On Sunday Pope Francis and Ecumenical Patriarch Bartholomew will join one another in their pilgrimage to Jerusalem. Fifty years after the historical meeting of Ecumenical Patriarch Athenagoras and Pope Paul VI, this new meeting aims to do more than commemorate the past. Both leaders wish to provide fresh impetus to the journey toward unity between the Catholic Church and the Orthodox churches by offering up the symbol of a joint pilgrimage to the city of peace.
As anyone in ecumenical conversations knows, without these symbolic gestures theological discussions never get off the ground. Like nudging a domino at the right moment, they can stimulate a process that moves beyond the outer court of ecclesiastical politics into the inner chambers where the wounds inflicted on the body can be bandaged.
The road ahead is no easy one for either leader. As the “first” among the patriarchs who oversee the fourteen self-governing (autocephalous) churches that comprise Eastern Orthodoxy, Bartholomew must lead by consultation and counsel. In a speech given at an Orthodox conference in Toronto, Fr. John Chryssavgis outlined Bartholomew’s ecumenical vision.
On more than one occasion, Chryssavgis emphasized that Bartholomew has no aspirations to jurisdictional control over Orthodoxy. In other words, despite rumors to the contrary, he has no desire to be an Orthodox pope. These rumors attest to the difficult balance between exercising spiritual authority and abstaining from efforts to coerce or impose decisions on others. As Chryssavgis states:
Unlike the pope of Rome he does not claim any power of jurisdiction. The patriarch can’t impose decisions on other Orthodox churches. He does not command; he does not coerce; he does not interfere, at least uninvited in the internal affairs of other churches. He may propose, but he does not compel. He convenes. . . but always by consulting with the other Orthodox churches.”
The key clause is “at least uninvited.” The central task of the Ecumenical Patriarchate is to lead the family of Orthodox churches and this leadership can look like forms of interference, especially over matters that seem to concern other patriarchates. Two recurring problems are Orthodoxy outside Orthodox lands and tensions between different parts of one of the self-governing churches. In connection with the first, Bartholomew’s efforts to help with the problem of Orthodoxy in North America has prompted many of the charges of some pretense to a universal episcopacy.
When one adds the role of mediation that the Ecumenical Patriarch must play over situations like the desire of the Ukranian Orthodox to be self-governing instead of remaining under the control of the Moscow Patriarchate, the question of interference looms large. But, as Chryssavgis points out, there is no emperor to call a pan-Orthodox council any more, which means that the burden of those decisions falls to the Ecumenical Patriarch. The historical circumstances of the Orthodox churches requires a greater role for the Patriarch.
A second problem Chryssavgis noted was a “nationalism that becomes idolatry.” While he noted that this could take a Greek, American, or Russian form, it is the Russian form that is most pressing at the moment. Under the Moscow Patriarchate, the Russian Orthodox Church is the largest among the Orthodox churches, and it has become quite active on the world stage.

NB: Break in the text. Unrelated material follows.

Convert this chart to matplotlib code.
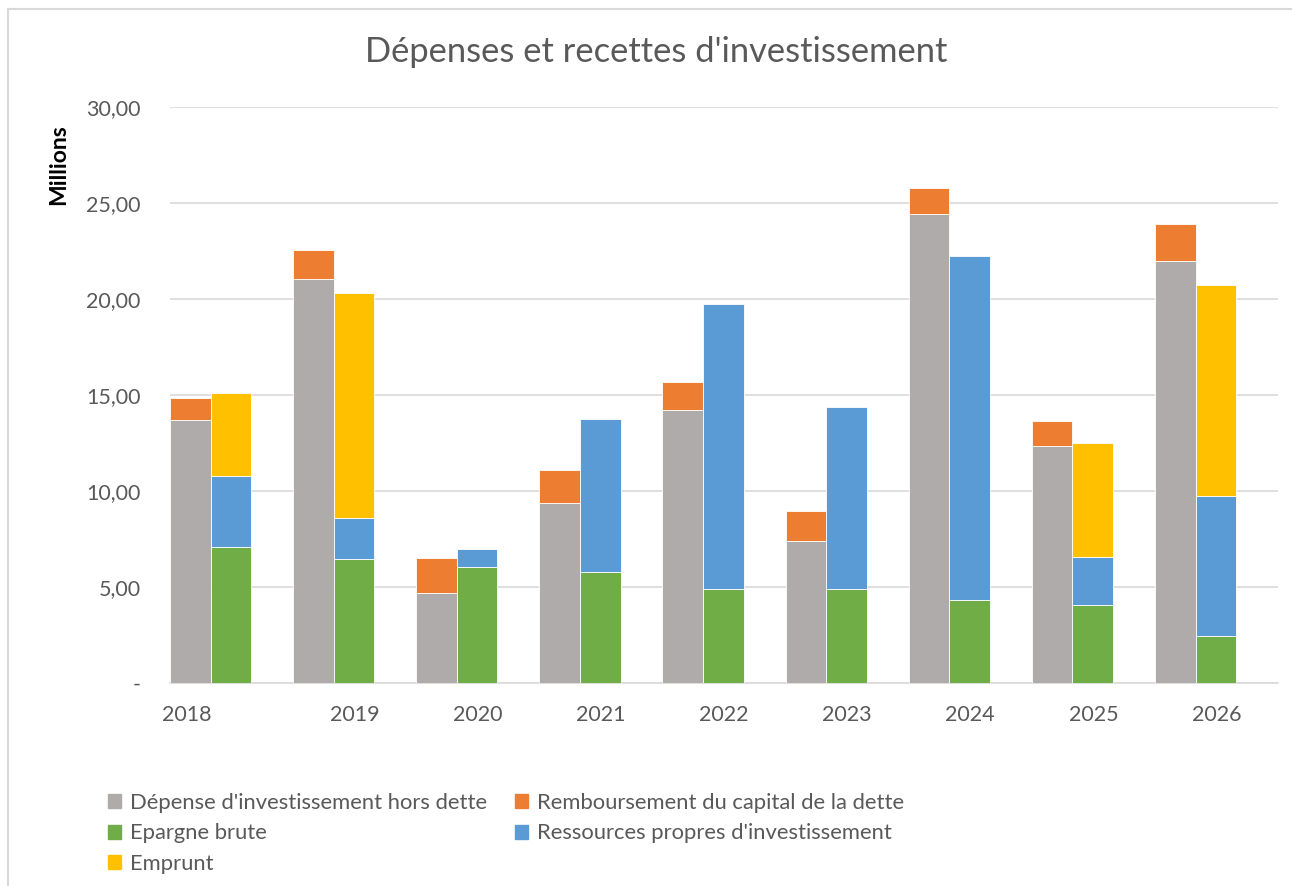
import numpy as np
import matplotlib
matplotlib.use('Agg')
import matplotlib.pyplot as plt
from matplotlib.lines import Line2D
from matplotlib.patches import Patch

plt.rcParams['font.family'] = ['Lato', 'DejaVu Sans']

years = ['2018', '2019', '2020', '2021', '2022', '2023', '2024', '2025', '2026']
# left bar: spending
depense = [13.70, 21.04, 4.69, 9.37, 14.22, 7.40, 24.43, 12.34, 21.98]
remboursement = [1.14, 1.51, 1.82, 1.72, 1.46, 1.56, 1.35, 1.31, 1.92]
# right bar: resources
epargne = [7.08, 6.46, 6.04, 5.78, 4.90, 4.90, 4.32, 4.06, 2.45]
ressources = [3.70, 2.13, 0.94, 7.97, 14.84, 9.47, 17.92, 2.50, 7.29]
emprunt = [4.32, 11.72, 0.0, 0.0, 0.0, 0.0, 0.0, 5.94, 10.99]

labels = ["Dépense d'investissement hors dette",
          "Remboursement du capital de la dette",
          "Epargne brute",
          "Ressources propres d'investissement",
          "Emprunt"]
colors = ['#AFABAB', '#ED7D31', '#70AD47', '#5B9BD5', '#FFC000']

W, H = 1292, 886
fig = plt.figure(figsize=(W / 100, H / 100), dpi=100)
ax = fig.add_axes([170 / W, 1 - 683 / H, (1278 - 170) / W, (683 - 107) / H])

x = np.arange(len(years))
bw = 0.33
left = x + bw / 2
right = x + bw * 1.5
ek = dict(width=bw, edgecolor='white', linewidth=0.6, zorder=3)

ax.bar(left, depense, color=colors[0], **ek)
ax.bar(left, remboursement, bottom=depense, color=colors[1], **ek)
ax.bar(right, epargne, color=colors[2], **ek)
ax.bar(right, ressources, bottom=epargne, color=colors[3], **ek)
bot = np.array(epargne) + np.array(ressources)
emp = np.array(emprunt)
ax.bar(right[emp > 0], emp[emp > 0], bottom=bot[emp > 0], color=colors[4], **ek)

ax.set_xlim(0, len(years))
ax.set_ylim(0, 30)
ax.set_yticks(np.arange(0, 31, 5))
ax.set_yticklabels(['-'] + ['%d,00' % v for v in range(5, 31, 5)])
# the first year label sits off-centre in the original
ticks = x + 0.5
ticks[0] = 0.14
ax.set_xticks(ticks)
ax.set_xticklabels(years)

ax.tick_params(axis='both', length=0, labelsize=15.5, colors='#595959')
ax.tick_params(axis='x', pad=16)
ax.tick_params(axis='y', pad=21)
ax.grid(axis='y', color='#D9D9D9', linewidth=1.2, zorder=0)
for s in ['top', 'right', 'left']:
    ax.spines[s].set_visible(False)
ax.spines['bottom'].set_color('#D9D9D9')
ax.spines['bottom'].set_linewidth(1.2)

ax.set_ylabel('Millions', fontsize=16.5, fontweight='bold', color='black')
ax.yaxis.set_label_coords(-0.091, 0.9)

fig.text(656 / W, 1 - 52 / H, "Dépenses et recettes d'investissement",
         ha='center', va='center', fontsize=24.8, color='#595959')

handles = [Patch(color=c) for c in colors]
order = [0, 2, 4, 1, 3]
leg = fig.legend([handles[i] for i in order], [labels[i] for i in order],
                 ncol=2, loc='upper left', bbox_to_anchor=(88 / W, 1 - 773 / H),
                 frameon=False, fontsize=15.8, handlelength=0.6, handleheight=0.6,
                 handletextpad=0.4, columnspacing=1.27, labelspacing=0.48)
for t in leg.get_texts():
    t.set_color('#595959')

# chart frame (top and left edges)
fig.add_artist(Line2D([8 / W, 1], [1 - 9 / H, 1 - 9 / H], color='#D9D9D9', lw=1.5))
fig.add_artist(Line2D([8 / W, 8 / W], [0, 1 - 9 / H], color='#D9D9D9', lw=1.5))

fig.savefig('out.png', dpi=100)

For his part, Pope Francis has to find a way to balance his push for greater local control through synods with the jurisdictional authority of the papacy. It will be interesting to see how this unfolds in light of Pope Francis’ favorite image of the church as the people of God. The interview Pope Francis gave to Antonio Spadaro, S.J. revealed much about his own thinking. The movement into synodality represents his desire to engage in consultation as the way to make decisions. It is to think with the church by trying to move with the people of God in and through local structures. Thus the pope seems to want to slowly move power away from the dicasteries or departments that assist the curia and toward the local level. The signs are that his will be a de-centralizing papacy, and yet these moves can only go so far without altering the current nature of Petrine authority.
The Ravenna Document of 2007 points a fruitful way forward by staking out the common ground. Reflecting the ecclesiology of John Zizioulas, there is an acknowledgment that primacy must exist at the local, regional, and universal levels. Both Catholics and Orthodox are willing to grant primacy to the bishop of Rome at the universal level, but the outstanding issues concern exactly what that means. If Pope Francis continues to move toward synodality, he may yet point the way toward a primacy of love that consults the body and thinks with the church in living communion.
The challenges, however, are great, and therefore we must live in hope. To my mind, this is exactly why the symbolic actions of pilgrimages and other joint actions remain necessary. They become a concrete embodiment of the hope that one day we may all journey together again.